▸ YOUR GOAL
Line by line, reproduce exactly the beginning of the listing below, ending with the line that contains "const yTickLabels = [0, 10000, 20000, 30000];" and adding nothing.

▸ DATA EXCERPT
'''

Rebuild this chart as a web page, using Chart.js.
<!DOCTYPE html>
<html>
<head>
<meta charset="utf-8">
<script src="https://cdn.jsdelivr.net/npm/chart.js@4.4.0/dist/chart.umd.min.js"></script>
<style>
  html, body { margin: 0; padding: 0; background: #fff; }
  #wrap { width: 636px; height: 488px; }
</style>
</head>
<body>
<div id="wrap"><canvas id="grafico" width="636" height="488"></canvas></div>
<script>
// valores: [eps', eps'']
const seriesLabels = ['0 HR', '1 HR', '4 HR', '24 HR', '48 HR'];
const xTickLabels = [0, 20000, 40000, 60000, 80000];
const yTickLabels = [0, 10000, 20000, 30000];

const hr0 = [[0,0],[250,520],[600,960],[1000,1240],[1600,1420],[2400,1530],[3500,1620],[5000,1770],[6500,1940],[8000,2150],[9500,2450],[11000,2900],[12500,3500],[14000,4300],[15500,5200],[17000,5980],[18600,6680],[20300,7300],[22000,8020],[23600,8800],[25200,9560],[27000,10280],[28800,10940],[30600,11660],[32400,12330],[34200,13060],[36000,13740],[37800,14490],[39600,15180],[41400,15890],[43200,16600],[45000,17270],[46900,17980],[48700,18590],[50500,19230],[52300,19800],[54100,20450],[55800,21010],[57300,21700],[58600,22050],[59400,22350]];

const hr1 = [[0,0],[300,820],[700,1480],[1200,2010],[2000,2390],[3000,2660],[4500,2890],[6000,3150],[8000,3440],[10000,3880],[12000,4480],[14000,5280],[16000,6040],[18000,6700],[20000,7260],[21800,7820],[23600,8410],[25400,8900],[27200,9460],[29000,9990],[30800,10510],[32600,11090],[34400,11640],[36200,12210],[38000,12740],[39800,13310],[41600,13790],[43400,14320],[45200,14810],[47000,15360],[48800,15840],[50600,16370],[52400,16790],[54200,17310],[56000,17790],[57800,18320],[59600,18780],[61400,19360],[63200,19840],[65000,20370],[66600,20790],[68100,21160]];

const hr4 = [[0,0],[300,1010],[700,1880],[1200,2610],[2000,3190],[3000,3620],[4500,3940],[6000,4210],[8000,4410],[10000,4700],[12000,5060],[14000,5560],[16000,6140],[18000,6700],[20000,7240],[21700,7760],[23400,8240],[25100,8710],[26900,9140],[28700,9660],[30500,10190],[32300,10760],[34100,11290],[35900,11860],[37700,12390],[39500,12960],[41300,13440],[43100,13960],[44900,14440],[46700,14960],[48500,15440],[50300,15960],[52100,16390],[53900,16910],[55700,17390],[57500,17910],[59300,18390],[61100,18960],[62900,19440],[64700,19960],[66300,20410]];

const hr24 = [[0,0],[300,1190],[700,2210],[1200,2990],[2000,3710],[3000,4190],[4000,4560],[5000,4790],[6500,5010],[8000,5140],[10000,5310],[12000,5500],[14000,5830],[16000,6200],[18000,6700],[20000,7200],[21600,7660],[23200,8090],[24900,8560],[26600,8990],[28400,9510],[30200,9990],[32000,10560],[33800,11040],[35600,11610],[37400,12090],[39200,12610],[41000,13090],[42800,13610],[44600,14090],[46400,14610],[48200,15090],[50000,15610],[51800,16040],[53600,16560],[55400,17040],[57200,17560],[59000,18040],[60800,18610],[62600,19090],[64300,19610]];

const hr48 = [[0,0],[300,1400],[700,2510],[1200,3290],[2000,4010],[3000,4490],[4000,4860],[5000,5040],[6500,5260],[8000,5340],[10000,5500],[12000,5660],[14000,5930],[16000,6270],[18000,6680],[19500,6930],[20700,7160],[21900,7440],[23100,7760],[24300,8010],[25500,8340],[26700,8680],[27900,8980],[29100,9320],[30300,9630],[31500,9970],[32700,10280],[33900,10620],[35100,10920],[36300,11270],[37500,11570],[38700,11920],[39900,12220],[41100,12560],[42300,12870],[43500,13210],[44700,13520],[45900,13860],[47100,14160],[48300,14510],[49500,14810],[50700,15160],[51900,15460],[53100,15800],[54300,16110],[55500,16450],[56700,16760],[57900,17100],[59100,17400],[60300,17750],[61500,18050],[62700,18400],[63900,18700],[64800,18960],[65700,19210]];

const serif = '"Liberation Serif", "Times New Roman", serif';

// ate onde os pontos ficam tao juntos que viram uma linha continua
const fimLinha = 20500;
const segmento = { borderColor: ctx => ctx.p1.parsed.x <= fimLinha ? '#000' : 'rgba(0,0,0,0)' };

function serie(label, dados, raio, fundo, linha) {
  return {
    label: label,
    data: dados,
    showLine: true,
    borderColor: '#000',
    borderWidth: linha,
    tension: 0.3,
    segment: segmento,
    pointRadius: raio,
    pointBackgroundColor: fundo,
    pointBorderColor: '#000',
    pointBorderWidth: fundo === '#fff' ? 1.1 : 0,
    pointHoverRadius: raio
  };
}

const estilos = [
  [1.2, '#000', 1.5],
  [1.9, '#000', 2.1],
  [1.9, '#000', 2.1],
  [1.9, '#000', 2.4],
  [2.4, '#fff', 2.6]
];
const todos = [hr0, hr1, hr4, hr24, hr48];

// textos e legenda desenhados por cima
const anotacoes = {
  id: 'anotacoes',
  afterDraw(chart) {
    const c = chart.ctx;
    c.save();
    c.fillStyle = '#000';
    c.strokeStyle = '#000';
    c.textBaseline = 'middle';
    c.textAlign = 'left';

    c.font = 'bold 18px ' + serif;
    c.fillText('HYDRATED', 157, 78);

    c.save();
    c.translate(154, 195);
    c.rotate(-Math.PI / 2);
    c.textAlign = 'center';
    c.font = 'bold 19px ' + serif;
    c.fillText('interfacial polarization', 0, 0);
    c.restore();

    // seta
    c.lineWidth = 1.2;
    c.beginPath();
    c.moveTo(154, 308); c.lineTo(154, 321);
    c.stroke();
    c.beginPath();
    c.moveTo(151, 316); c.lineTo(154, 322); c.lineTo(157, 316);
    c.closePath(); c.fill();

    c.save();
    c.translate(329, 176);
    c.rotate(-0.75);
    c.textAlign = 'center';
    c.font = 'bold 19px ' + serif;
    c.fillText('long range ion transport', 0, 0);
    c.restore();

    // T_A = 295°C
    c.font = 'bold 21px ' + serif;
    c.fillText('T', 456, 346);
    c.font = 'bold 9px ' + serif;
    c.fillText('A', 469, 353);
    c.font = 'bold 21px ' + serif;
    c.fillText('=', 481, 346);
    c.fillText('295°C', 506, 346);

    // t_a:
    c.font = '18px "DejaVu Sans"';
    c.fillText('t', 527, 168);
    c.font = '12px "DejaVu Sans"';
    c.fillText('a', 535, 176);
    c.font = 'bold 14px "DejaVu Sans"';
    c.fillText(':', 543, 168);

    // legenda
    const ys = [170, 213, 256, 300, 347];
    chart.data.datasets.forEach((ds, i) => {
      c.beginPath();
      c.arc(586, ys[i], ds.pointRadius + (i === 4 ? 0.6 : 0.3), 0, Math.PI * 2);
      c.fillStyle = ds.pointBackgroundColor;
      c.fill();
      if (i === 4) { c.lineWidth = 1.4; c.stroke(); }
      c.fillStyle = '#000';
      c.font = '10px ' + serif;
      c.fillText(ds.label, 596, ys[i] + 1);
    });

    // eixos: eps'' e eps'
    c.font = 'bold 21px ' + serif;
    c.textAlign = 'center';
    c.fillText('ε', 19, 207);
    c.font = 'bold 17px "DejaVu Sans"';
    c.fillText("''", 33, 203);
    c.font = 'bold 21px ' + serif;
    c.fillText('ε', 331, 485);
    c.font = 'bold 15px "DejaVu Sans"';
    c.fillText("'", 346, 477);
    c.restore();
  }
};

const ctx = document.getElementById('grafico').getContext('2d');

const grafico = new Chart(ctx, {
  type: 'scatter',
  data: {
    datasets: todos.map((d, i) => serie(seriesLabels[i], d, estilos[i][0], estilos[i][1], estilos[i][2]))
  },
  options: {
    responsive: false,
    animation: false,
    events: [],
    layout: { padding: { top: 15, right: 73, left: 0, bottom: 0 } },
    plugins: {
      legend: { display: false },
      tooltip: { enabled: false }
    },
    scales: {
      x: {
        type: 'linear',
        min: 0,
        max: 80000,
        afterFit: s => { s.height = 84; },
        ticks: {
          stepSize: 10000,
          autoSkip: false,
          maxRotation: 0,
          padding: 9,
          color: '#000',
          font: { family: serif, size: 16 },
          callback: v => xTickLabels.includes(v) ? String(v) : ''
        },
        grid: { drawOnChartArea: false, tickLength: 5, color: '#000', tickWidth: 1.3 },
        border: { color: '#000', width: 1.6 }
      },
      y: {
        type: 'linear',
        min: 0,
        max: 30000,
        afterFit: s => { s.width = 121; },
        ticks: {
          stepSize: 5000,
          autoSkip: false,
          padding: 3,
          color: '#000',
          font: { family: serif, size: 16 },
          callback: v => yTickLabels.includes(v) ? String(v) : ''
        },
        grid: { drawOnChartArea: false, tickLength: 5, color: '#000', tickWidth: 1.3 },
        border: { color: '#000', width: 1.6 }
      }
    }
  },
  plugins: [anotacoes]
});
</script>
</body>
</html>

'''

▸ EXERCISE RESPONSE
Rebuild this chart as a web page, using Chart.js.
<!DOCTYPE html>
<html>
<head>
<meta charset="utf-8">
<script src="https://cdn.jsdelivr.net/npm/chart.js@4.4.0/dist/chart.umd.min.js"></script>
<style>
  html, body { margin: 0; padding: 0; background: #fff; }
  #wrap { width: 636px; height: 488px; }
</style>
</head>
<body>
<div id="wrap"><canvas id="grafico" width="636" height="488"></canvas></div>
<script>
// valores: [eps', eps'']
const seriesLabels = ['0 HR', '1 HR', '4 HR', '24 HR', '48 HR'];
const xTickLabels = [0, 20000, 40000, 60000, 80000];
const yTickLabels = [0, 10000, 20000, 30000];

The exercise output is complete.